Monday, Aug. 13, 1984

Straight Talk

Rebels challenge an army

Despite some improvement, the overall performance of El Salvador's army remains "checkered." So testified General Paul Gorman, head of the Panama-based U.S. Southern Command, in an appearance last week before a House subcommittee. Indeed, two days earlier, a dawn guerrilla raid on three villages west of San Salvador left 63 civil-defense guards and three civilians dead. Army reinforcements did not arrive until the afternoon, after the fighting had ended.

Then, on Thursday, four heavily armed men claiming to be members of a leftist guerrilla group attempted to rob a bank in Soyapango, a working-class suburb of San Salvador, killing a security guard and taking 73 hostages. Police surrounded the bank, while Red Cross officials negotiated with the rebels.
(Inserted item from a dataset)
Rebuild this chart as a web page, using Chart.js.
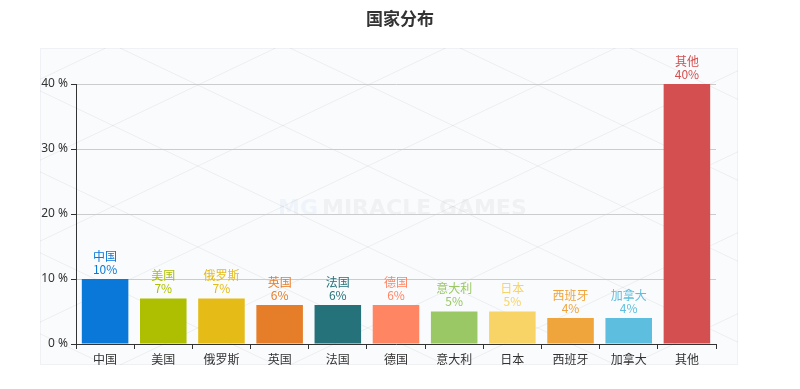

After nearly 23 tense hours, the guerrillas surrendered. The episode alarmed Salvadoran authorities: until recently, the rebels had rarely launched an attack so close to the capital.

Nonetheless, General Gorman said, he would oppose sending U.S. troops to El Salvador, even if its government was in danger of falling to leftist guerrillas. Yet he did suggest that the number of U.S. military advisers there be increased from 55 to 125. Congress is not likely to view the request favorably. Last week, although the Senate Appropriations Committee approved $116 million more in military aid to El Salvador, the House refused to include such funds in an emergency spending bill.

The Administration temporarily abandoned its effort to persuade Congress to continue funding for the CIA-backed contras, who are fighting the Sandinista regime in Nicaragua. Despite this, Gorman offered new evidence to support the Administration's contention that the Sandinista government is partly to blame for the guerrilla successes in El Salvador. During a closed session, he showed video tapes shot in June of what appeared to be Nicaraguan boats unloading weapons onto Salvadoran beaches.

Meanwhile, a former Nicaraguan diplomat who defected last fall told a Senate subcommittee on drug abuse that several Sandinista leaders were directly involved in smuggling cocaine into the U.S. In Miami, a U.S. Attorney presented a federal court with photographs purporting to show Nicaraguan soldiers and a government aide loading cocaine onto a plane bound for Miami. The Sandinistas have denied the charges, which first surfaced in July.